A HIPOCRISIA NOSSA DE CADA DIA

 

Dídimo Heleno Póvoa Aires

24/08/2004

 

 

 

Em conversa travada com alguns amigos,  surgiu este assunto polêmico: a hipocrisia é, ou não, necessária para se viver em sociedade? O leitor pode achar, à primeira vista, meio absurdo esse questionamento. Mas, se pararmos para analisar nossas próprias atitudes do dia-a-dia, veremos com espanto que, em certas ocasiões, somos mesmo hipócritas.

 

O filósofo Francis Bacon ensinava que a franqueza é uma grande virtude. Entretanto, muita franqueza é burrice. De fato, o sujeito que só diz a verdade se torna um chato, um inconveniente.  Não que a verdade deva ser escondida, mas que seja dita com discrição e em momentos oportunos, evitando-se constrangimentos.

 

Nossas pequenas hipocrisias de cada dia estão presentes nas mais simples atitudes. Quantas vezes encontramos alguém que conhecemos e,  apesar de não termos intimidade, tratamos como se fosse uma pessoa da família? São trocas de gentilezas exageradas, palavras de afeto, abraços calorosos, sorrisos forçados e – no  ápice do fingimento – despedidas  emocionadas.

 

Hipocrisia, etimologicamente, significa o vício que consiste em aparentar uma virtude, um sentimento que não se tem.
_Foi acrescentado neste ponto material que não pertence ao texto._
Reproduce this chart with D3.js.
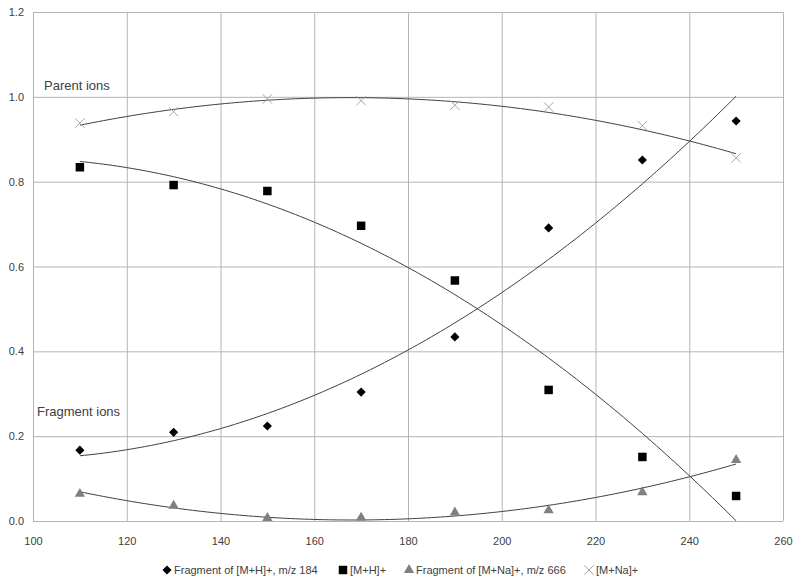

Em outras palavras, é fingimento, falsidade. Claro que, em doses cavalares, torna a convivência insuportável.

 

Trocas de números de telefone se tornaram comuns e é aceita como uma atitude quase essencial após um encontro, por mais efêmero que ele seja. Geralmente, esquece-se o papel com essas anotações em algum bolso de camisa ou calça, que se perde em meio ao sabão em pó dos tanques ou máquinas de lavar roupa. Mais triste é quando o sujeito não tem telefone e você se dispõe a anotar o endereço, com CEP e tudo, prometendo-lhe uma visita. O mais incrível é que, em muitos casos, os envolvidos estão plenamente conscientes de que tudo não passa de encenação.

 

Muitas vezes encontramos aquela pessoa que há tempo não víamos e que, embora não  estivesse fazendo a menor falta, a recebemos de braços abertos, exalando hipocrisia pelas axilas. A coisa fica insuportável quando surge o tradicional convite para um jantar, daqueles que se faz “por educação”. E o pior acontece: o convidado acredita e aparece na sua casa, sem aviso prévio, com os filhos, a esposa e a empregada. É um corre-corre frenético, é água no feijão, é pão com margarina para agradar a meninada, é tira-gosto de azeitona e um deus-nos-acuda que somente é aliviado com a demorada partida dos visitantes.

 

Aliás, visitas inconvenientes proporcionam momentos inusitados. É comum visitantes encontrarem os visitados em situações constrangedoras, como uma discussão conjugal, onde se falam verdades cruéis, ou, ao contrário, em pleno ato de amor. No primeiro caso, costuma-se colocar o visitante em dificuldade, envolvendo-o na discussão. No segundo, ejacula-se de susto, após o toque da campainha.

 

Tenho um amigo que me fez uma confissão: corre léguas quando avista  algum conhecido, apenas para não ser forçado a cumprimentá-lo. Mas, se não há como fugir, derrete-se todo em paparicos, com a cara mais lavada do mundo.

 

Dificilmente encontramos alguém que admite ser hipócrita, o que não deixa de ser pura hipocrisia. Mas são absolutamente perdoáveis essas atitudes, até mesmo para se conviver em sociedade, afinal somos seres sociais e precisamos viver em grupo. Desde que o mundo é mundo que se escuta pessoas elogiando a “beleza” de recém-nascidos, assemelhando-a com a do pai, numa clara intenção de dizer: calma, o filho é mesmo teu. E não é de hoje que as noivas são sempre lindas aos olhos de quem as elogia. Seria um caos se falássemos somente a verdade. Certamente aumentaria o número de deprimidos. É preciso encarar essas pequenas mentiras e falsidades do dia-a-dia  com muito bom humor, até por que o sorriso é a principal arma do hipócrita.

 

*Dídimo Heleno Póvoa Aires – advogado e escritor.